Dial back the beauty, boys.
The true story of a father dealing with his son’s methamphetamine addiction, “Beautiful Boy” seems to take its title less from the John Lennon song than its picturesque California setting.
For every scene showing a life destroyed by drugs, there’s another happy-go-lucky chat set in the most gorgeous kitchen you’ve ever laid eyes on. Why focus on pain when you can gawk at a tile backsplash?
Sure, an 18-year-old meth addict can grow up in an HGTV dream house, but it’s the filmmakers’ job to make that abode fit the traumatic circumstances surrounding it. They haven’t. Belgian director Felix Van Groeningen has delivered too safe a movie, which fights against two terrific actors bravely baring their souls.
Steve Carell plays David Sheff, a freelance journalist and doting dad to three kids, including teenage Nic (Timothée Chalamet), an aspiring writer. The film jumps back and forth through time as we watch Nic as an affectionate tyke, who can barely go two seconds without hugging his dad, juxtaposed with a turbulent teenage rebel whose mind has been warped by crystal meth. The contrast, which Chalamet plays with great vulnerability, is heart-wrenching.
The movie stays admirably true to the lives its based on, by showing the many, many times Nic relapses. “Relapse is part of recovery” is said a few times, and Nic’s story sadly follows that rule. Just when you think his life is on track, he has a moment of weakness and is back at square one, stealing his toddler brother’s savings and stumbling around the streets of San Francisco. The same situation plays out over and over, straining the ability of his father and stepmother (a strong, but warm Maura Tierney) to care. Some moviegoers won’t like the uncertain final scene, but it’s spot on.

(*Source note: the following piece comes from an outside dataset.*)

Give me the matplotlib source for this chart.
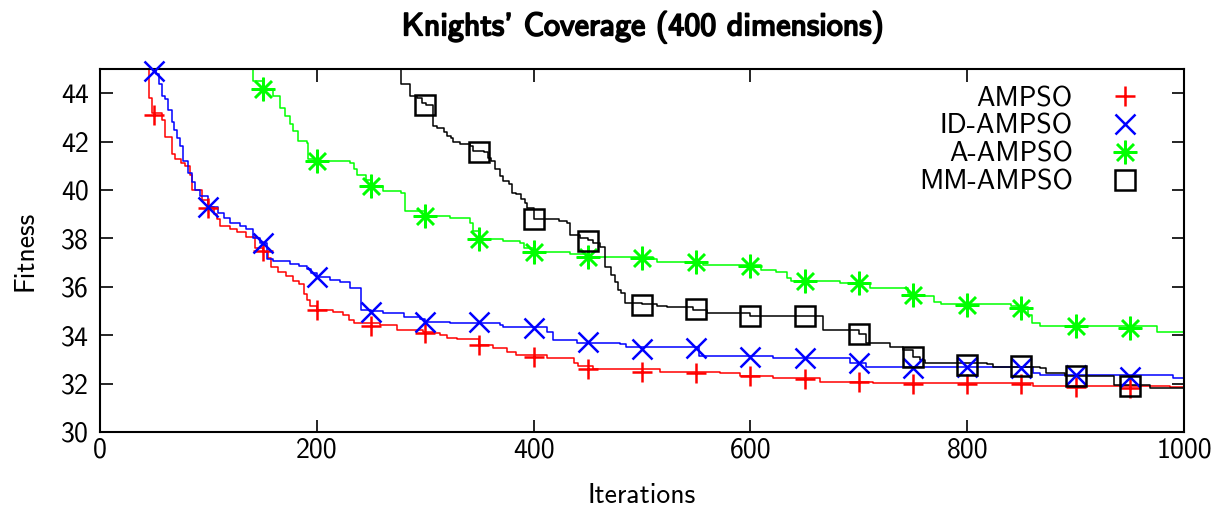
import matplotlib
matplotlib.use("Agg")
import matplotlib.pyplot as plt
import matplotlib.patheffects as pe
from matplotlib.lines import Line2D

plt.rcParams["font.family"] = ["cmss10", "DejaVu Sans"]
plt.rcParams["axes.unicode_minus"] = False
plt.rcParams["mathtext.fontset"] = "cm"

title = "Knights' Coverage (400 dimensions)"
x_label = "Iterations"
y_label = "Fitness"
series_names = ["AMPSO", "ID-AMPSO", "A-AMPSO", "MM-AMPSO"]

x_ticks = [0, 200, 400, 600, 800, 1000]
y_ticks = [30, 32, 34, 36, 38, 40, 42, 44]

# Best-so-far fitness, stored as (iteration, value) step points
ampso_it = [44, 45, 48, 57, 60, 66, 69, 75, 78, 83, 85, 94, 100, 105, 108, 111,
            120, 126, 135, 143, 150, 155, 158, 164, 172, 178, 184, 188, 191, 194,
            200, 215, 224, 230, 234, 258, 274, 298, 307, 314, 320, 329, 350, 363,
            375, 384, 412, 437, 441, 455, 517, 572, 590, 621, 664, 713, 861, 987, 1000]
ampso_fit = [46.0, 43.8, 43.2, 42.9, 42.2, 41.5, 41.3, 41.1, 41.0, 40.6, 40.0, 39.6,
             39.3, 39.0, 38.8, 38.5, 38.4, 38.25, 38.05, 37.6, 37.45, 37.2, 36.8,
             36.6, 36.45, 36.25, 36.1, 35.7, 35.45, 35.2, 35.05, 34.97, 34.83,
             34.63, 34.5, 34.42, 34.21, 34.14, 34.08, 34.0, 33.9, 33.83, 33.6,
             33.46, 33.32, 33.18, 33.04, 32.84, 32.73, 32.59, 32.49, 32.42, 32.31,
             32.22, 32.08, 32.01, 31.9, 31.86, 31.86]

idampso_it = [49, 52, 54, 57, 60, 63, 66, 68, 71, 74, 77, 81, 85, 88, 92, 100, 109,
              114, 120, 129, 135, 141, 148, 154, 160, 175, 184, 191, 195, 200, 212,
              221, 231, 241, 250, 261, 280, 295, 300, 323, 369, 372, 412, 418, 440,
              480, 485, 553, 621, 692, 707, 861, 867, 990, 1000]
idampso_fit = [46.0, 44.8, 44.4, 43.9, 43.75, 43.3, 42.8, 42.5, 42.15, 41.8, 41.2,
               40.7, 40.35, 40.0, 39.75, 39.3, 39.05, 38.85, 38.65, 38.5, 38.38,
               38.0, 37.8, 37.13, 37.07, 36.93, 36.86, 36.72, 36.56, 36.4, 36.28,
               36.21, 35.94, 35.04, 34.98, 34.9, 34.76, 34.69, 34.56, 34.52, 34.42,
               34.33, 34.14, 33.8, 33.66, 33.62, 33.5, 33.14, 33.06, 32.86, 32.67,
               32.42, 32.34, 32.22, 32.22]

aampso_it = [138, 141, 150, 160, 166, 171, 175, 178, 183, 191, 192, 200, 231, 234,
             237, 245, 250, 261, 278, 281, 300, 323, 341, 344, 350, 372, 387, 391,
             400, 434, 450, 510, 514, 556, 610, 624, 634, 637, 683, 710, 745, 751,
             769, 776, 840, 850, 856, 860, 867, 975, 1000]
aampso_fit = [46.0, 44.5, 44.17, 43.88, 43.4, 43.06, 42.71, 42.44, 42.02, 41.95,
              41.27, 41.2, 41.13, 40.86, 40.62, 40.4, 40.17, 39.96, 39.89, 39.13,
              38.93, 38.86, 38.65, 38.3, 37.97, 37.89, 37.8, 37.6, 37.44, 37.35,
              37.24, 37.13, 37.02, 36.9, 36.69, 36.62, 36.35, 36.24, 36.15, 35.94,
              35.73, 35.63, 35.38, 35.27, 35.2, 35.15, 34.83, 34.49, 34.38, 34.14,
              34.14]

mmampso_it = [277, 278, 286, 292, 297, 301, 307, 311, 317, 320, 324, 326, 332, 341,
              344, 354, 358, 361, 364, 369, 372, 377, 380, 384, 388, 392, 394, 400,
              423, 431, 434, 443, 450, 455, 461, 466, 471, 475, 478, 481, 484, 500,
              514, 523, 547, 560, 592, 600, 667, 700, 707, 729, 741, 750, 756, 761,
              818, 824, 867, 873, 890, 935, 969, 1000]
mmampso_fit = [46.0, 44.37, 43.88, 43.81, 43.6, 43.5, 42.64, 42.57, 42.4, 42.23,
               42.16, 41.98, 41.89, 41.82, 41.61, 41.57, 41.33, 41.2, 40.86, 40.58,
               40.37, 40.24, 39.89, 39.82, 39.61, 39.48, 39.27, 38.79, 38.73, 38.64,
               38.14, 38.0, 37.93, 37.8, 37.65, 36.83, 36.49, 36.21, 35.87, 35.73,
               35.32, 35.27, 35.2, 35.15, 35.04, 34.93, 34.9, 34.8, 34.21, 34.05,
               33.66, 33.52, 33.39, 33.11, 32.98, 32.84, 32.8, 32.7, 32.63, 32.42,
               32.3, 31.94, 31.83, 31.83]

# Point markers every 50 iterations
ampso_mk_it = [50, 100, 150, 200, 250, 300, 350, 400, 450, 500, 550, 600, 650, 700,
               750, 800, 850, 900, 950]
ampso_mk = [43.1, 39.25, 37.5, 35.05, 34.4, 34.1, 33.6, 33.1, 32.6, 32.5, 32.44,
            32.3, 32.2, 32.07, 31.98, 32.0, 32.0, 31.86, 31.8]
idampso_mk_it = [50, 100, 150, 200, 250, 300, 350, 400, 450, 500, 550, 600, 650,
                 700, 750, 800, 850, 900, 950]
idampso_mk = [44.9, 39.3, 37.8, 36.4, 34.96, 34.55, 34.55, 34.3, 33.7, 33.45, 33.47,
              33.1, 33.05, 32.85, 32.63, 32.7, 32.64, 32.36, 32.28]
aampso_mk_it = [150, 200, 250, 300, 350, 400, 450, 500, 550, 600, 650, 700, 750,
                800, 850, 900, 950]
aampso_mk = [44.17, 41.2, 40.17, 38.93, 37.97, 37.44, 37.23, 37.19, 37.02, 36.85,
             36.24, 36.15, 35.66, 35.25, 35.12, 34.38, 34.3]
mmampso_mk_it = [300, 350, 400, 450, 500, 550, 600, 650, 700, 750, 800, 850, 900, 950]
mmampso_mk = [43.5, 41.57, 38.8, 37.9, 35.25, 35.08, 34.8, 34.8, 34.05, 33.1, 32.77,
              32.72, 32.3, 31.9]

colors = ["#ff0000", "#0000ff", "#00ff00", "#000000"]
markers = ["+", "x", (8, 2, 0), "s"]
msizes = [15, 15, 17, 15]

lines = [(ampso_it, ampso_fit), (idampso_it, idampso_fit),
         (aampso_it, aampso_fit), (mmampso_it, mmampso_fit)]
points = [(ampso_mk_it, ampso_mk), (idampso_mk_it, idampso_mk),
          (aampso_mk_it, aampso_mk), (mmampso_mk_it, mmampso_mk)]

FS = 20

fig = plt.figure(figsize=(12.2, 5.12), dpi=100)
ax = fig.add_axes([100 / 1220, 1 - 432 / 512, 1084 / 1220, 363 / 512])

for (xs, ys), (mx, my), c, m, ms in zip(lines, points, colors, markers, msizes):
    ax.plot(xs, ys, color=c, lw=1.1, drawstyle="steps-post", zorder=2)
    ax.plot(mx, my, ls="none", marker=m, ms=ms, mew=1.8, mec=c,
            mfc="none", zorder=3, clip_on=False)

ax.set_xlim(0, 1000)
ax.set_ylim(30, 45)
ax.set_xticks(x_ticks)
ax.set_yticks(y_ticks)
ax.tick_params(direction="in", length=9, width=1.2, top=True, right=True,
               labelsize=FS)
ax.tick_params(axis="x", pad=4)
ax.tick_params(axis="y", pad=8)
for s in ax.spines.values():
    s.set_linewidth(1.5)

ax.set_xlabel(x_label, fontsize=FS)
ax.set_ylabel(y_label, fontsize=FS)
ax.xaxis.set_label_coords(0.5, -0.14)
ax.yaxis.set_label_coords(-0.069, 0.5)
ax.yaxis.label.set_va("center")
ax.xaxis.label.set_va("top")

t = fig.text(642 / 1220, 1 - 27 / 512, title, fontsize=23, ha="center",
             va="center")
t.set_path_effects([pe.withStroke(linewidth=1.3, foreground="black")])

handles = [Line2D([], [], ls="none", marker=m, ms=ms, mew=1.8, mec=c, mfc="none")
           for c, m, ms in zip(colors, markers, msizes)]
ax.legend(handles, series_names, loc="upper right", markerfirst=False,
          frameon=False, fontsize=FS, handlelength=2.0, handletextpad=0.87,
          labelspacing=0.1, borderpad=0.0, borderaxespad=0.0,
          bbox_to_anchor=(0.971, 0.953))

fig.savefig("out.png", dpi=100)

So is Carell. I finally came around to the actor doing serious roles during last year’s “Last Flag Flying,” when he shed all the comic enormity of Michael Scott and Evan Baxter and played a Vietnam veteran burying his son. Carell’s niche right now isn’t awkward anchormen, but parents going through hell.
He makes a believable dad to the equally moving Chalamet, who writhes, screams and cries, but never showboats. The perfect pair is better than this movie.